Agus berperan menampung uang fee proyek dari pejabat Dinas PUPR senilai Rp 72 miliar, lalu mengalirkannya kepada Bupati nonaktif Lamsel Zainudin Hasan, Wakil Bupati Nanang Ermanto, dan Ketua DPRD Lamsel Hendri Rosyadi.
Peran vital Agus BN terungkap dalam surat dakwaan setebal 43 halaman yang dibacakan jaksa penuntut umum (JPU) Komisi Pemberantasan Korupsi, Ali Fikri dan Riniyati Karnasih, dalam sidang di Pengadilan Negeri Tipikor Tanjungkarang, Kamis, 13 Desember 2018.
Selain Agus, mantan Kepala Dinas PUPR Lamsel Anjar Asmara juga menjalani sidang dakwaan pada Kamis kemarin.
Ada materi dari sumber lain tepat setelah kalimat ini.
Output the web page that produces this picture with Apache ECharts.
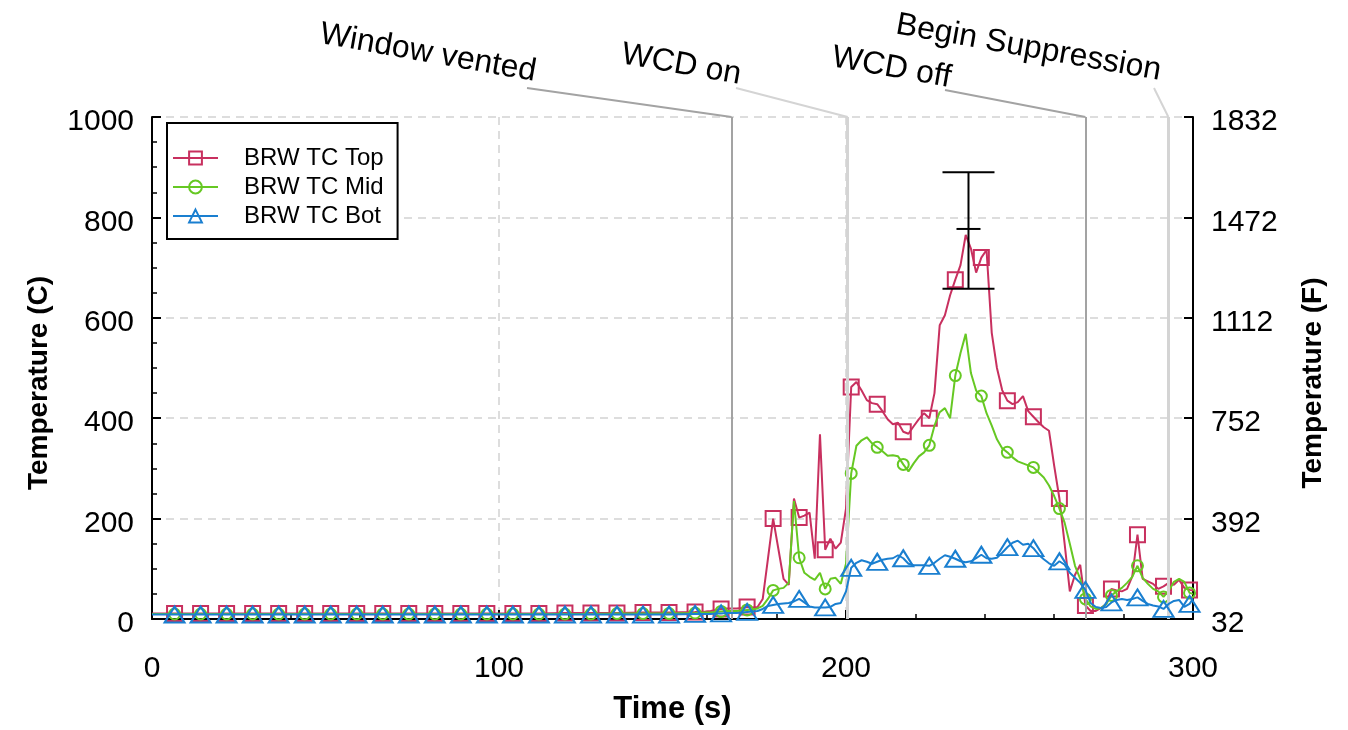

JPU Ali Fikri menyebutkan, selama kurun waktu 2016-2018 Agus BN menerima uang setoran fee proyek infrastruktur sekitar Rp 72,742 miliar dari sejumlah pejabat di Dinas PUPR dan mantan anggota DPRD.
Setoran fee proyek kepada Agus bukanlah tanpa alasan.
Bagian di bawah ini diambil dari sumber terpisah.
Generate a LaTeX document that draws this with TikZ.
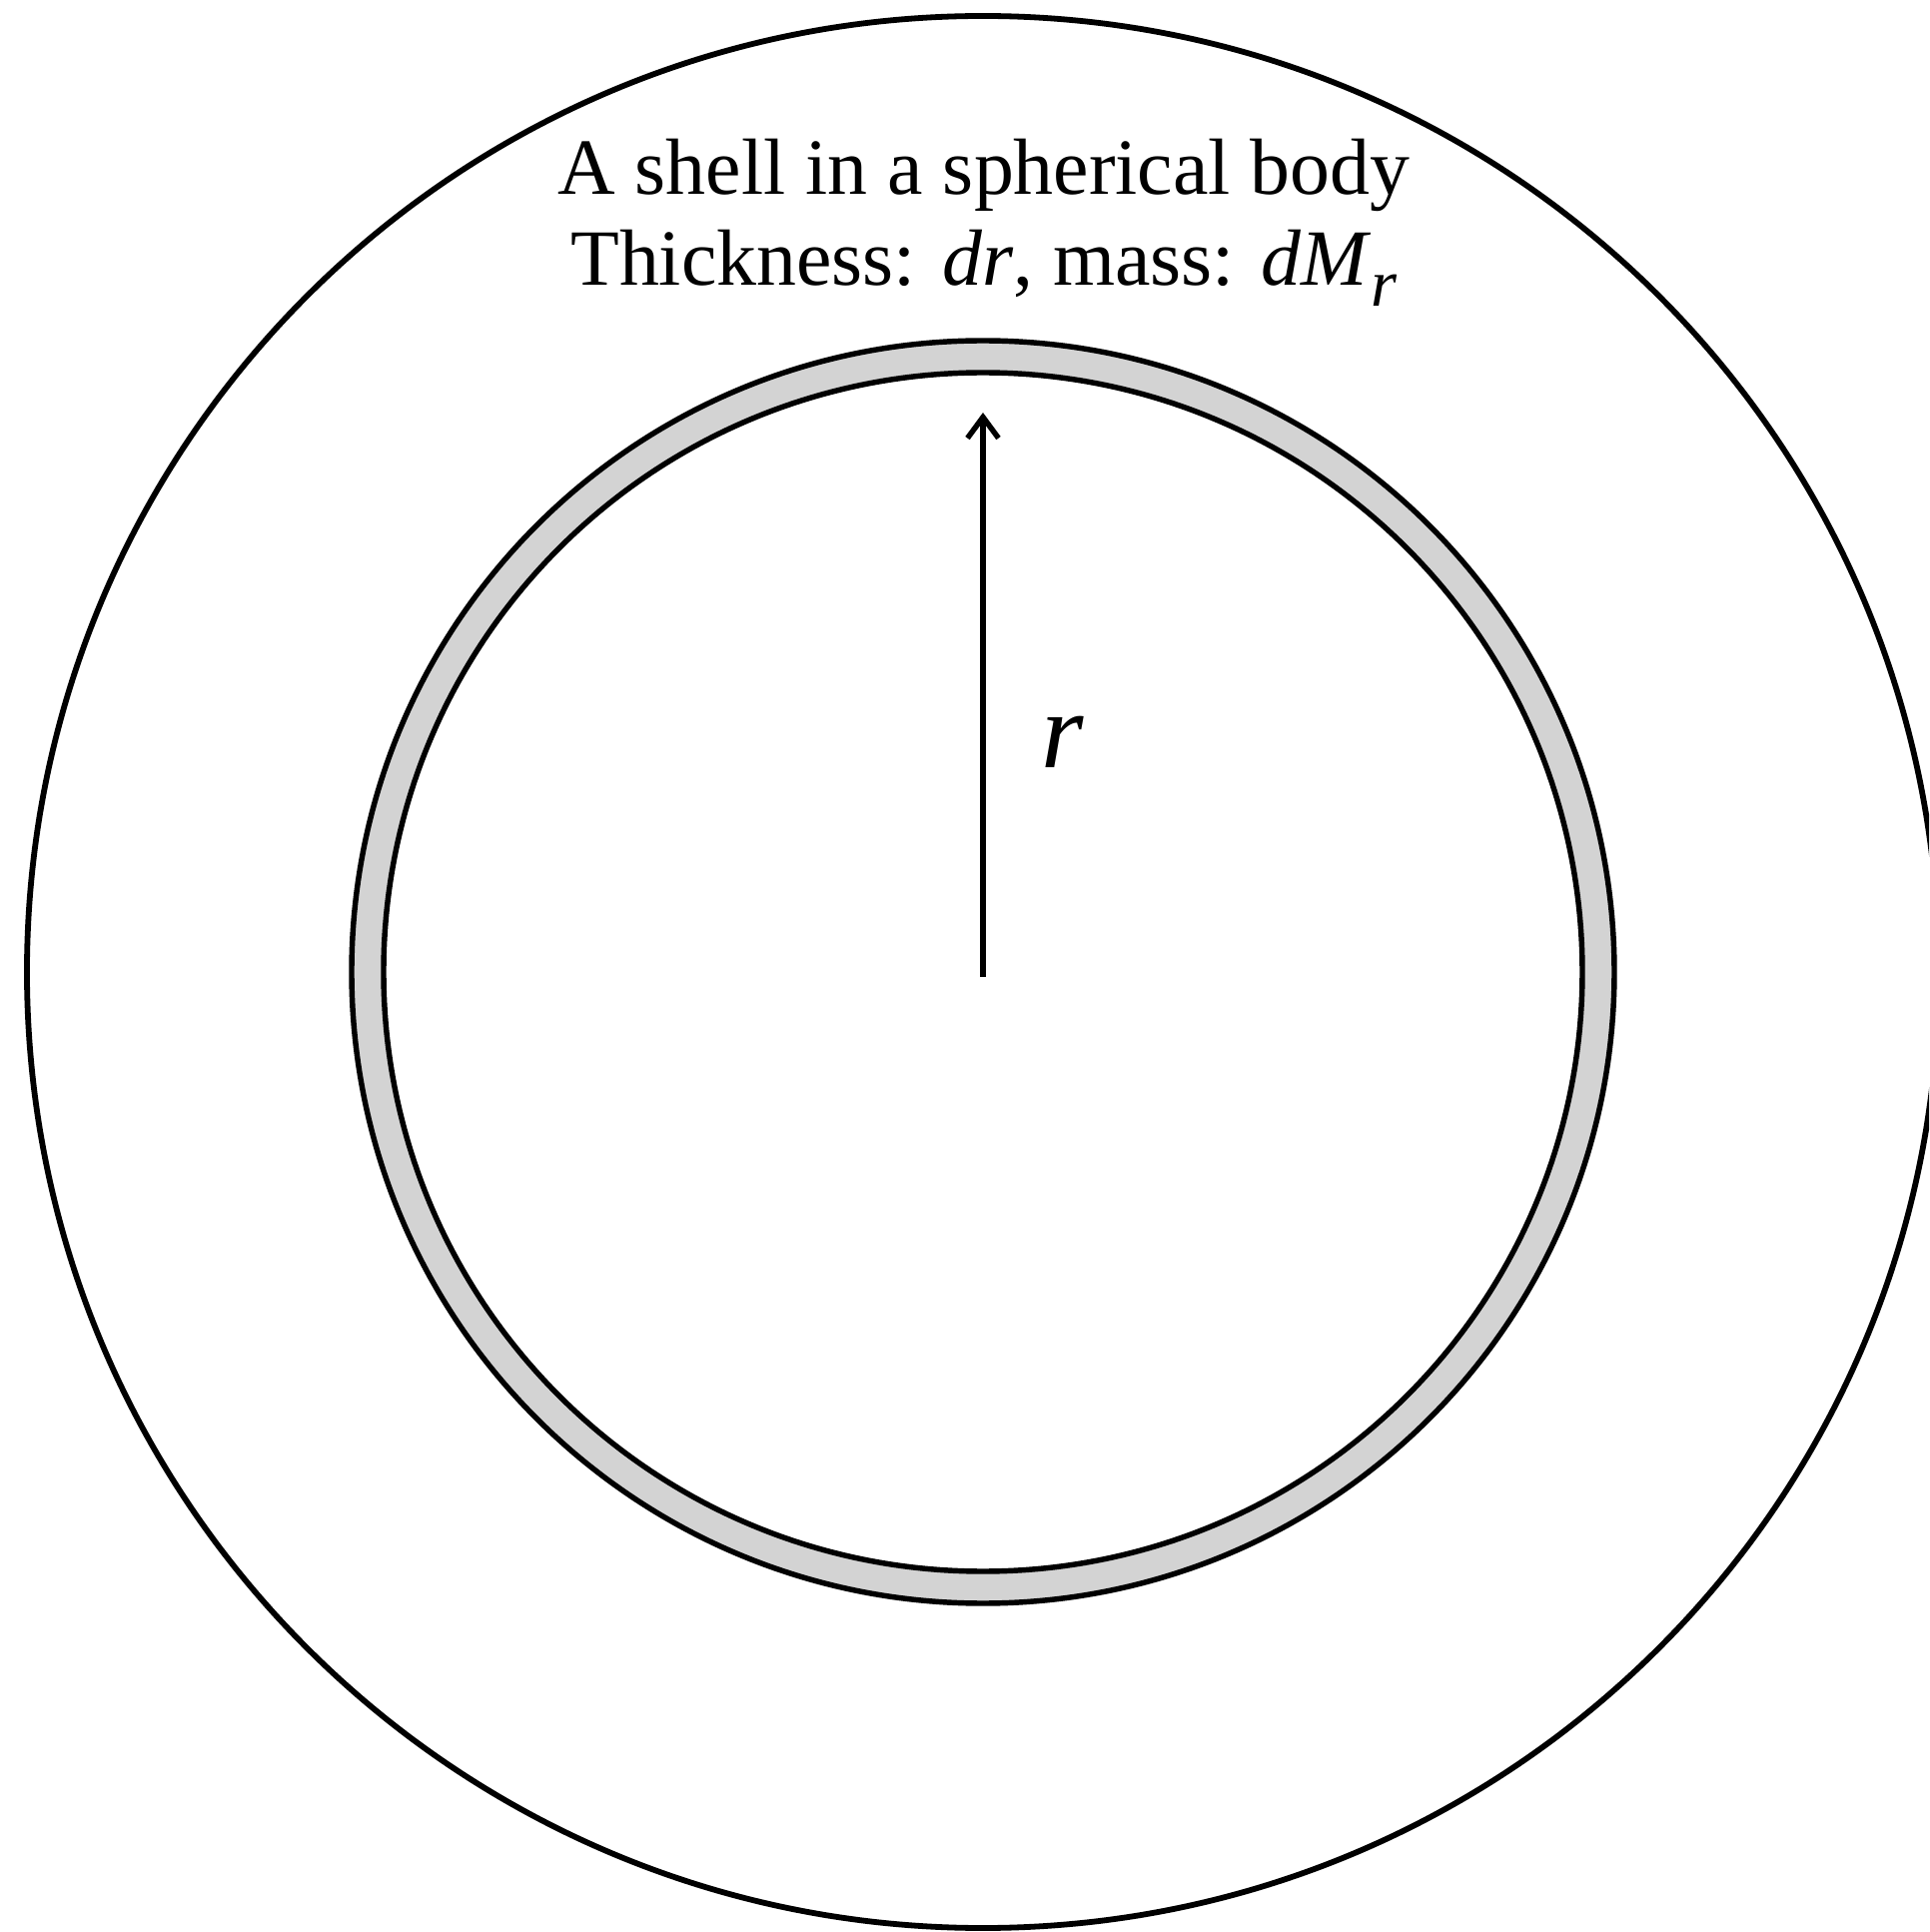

Pasalnya, Agus merupakan orang kepercayaan Bupati Zainudin Hasan.
Disebutkan jaksa, pada 2016 Agus menerima uang dari Syahroni, Kabid Pengairan di Dinas PUPR, sebesar Rp 26 miliar.
Kemudian dari Ahmad Bastian senilai Rp 9,6 miliar.
Tahun 2017, Syahroni kembali menyetorkan uang sebesar Rp 23,669 miliar.
Agus juga menerima setoran dari mantan anggota DPRD Lamsel, Rusman Effendi, sebesar Rp 5 miliar.
"Selanjutnya tahun 2018 dari Anjar Asmara, terdakwa menerima uang Rp 8,4 miliar. Dari total penerimaan fee proyek itu, sebagian diserahkan kepada Zainudin Hasan, dan sebagian digunakan untuk kepentingan Zainudin Hasan," kata Ali Fikri.
Jaksa juga merinci sejumlah aliran dana, khususnya untuk kepentingan pribadi Zainudin
Di antaranya tahun 2016 untuk membayar pembelian tanah oleh Zainudin seluas 1.584 meter persegi dengan harga Rp 475,5 juta.
Agus membayarkan kepada Rusman Effendi, dosen STAI YASBA Kalianda, Lamsel.
Kemudian Februari 2016 digunakan untuk membayar pekerjaan pembangunan rumah dan masjid milik Zainudin di Kalianda sebesar Rp 3,826 miliar.
Uang itu diserahkan oleh Agus kepada Ahmad Bastian selaku kontraktor.
"Tahun 2016 terdakwa (Agus) memberikan uang kepada Bobby Zulhaidir (orang dekat Zainudin) sebesar Rp 8 miliar untuk membayar pembelian tanah seluas 80 hektare di Desa Sukatani. Di akhir tahun 2016, kembali memberikan uang kepada Bobby sebesar Rp 600 juta untuk beli tanah di Sidomulyo untuk usaha asphalt mixing plant yang dikelola Bobby," beber Ali Fikri.
Pada awal 2017, Agus mengalirkan uang Rp 3 miliar untuk pekerjaan pembangunan rumah dan masjid milik Zainudin.
Uang tersebut diserahkan kepada Pipin selaku arsitek yang mengerjakan pembangunannya.
"Masih di awal tahun 2017, terdakwa membayar Rp 1 miliar untuk saham pribadi Zainudin Hasan di Rumah Sakit Airan Raya. Awal 2017 kembali terdakwa membayarkan pembelian tanah di Desa Marga Catur seluas 83 hektare kepada Thamrin selaku perantara masyarakat transmigrasi untuk dimiliki Zainudin," kata jaksa.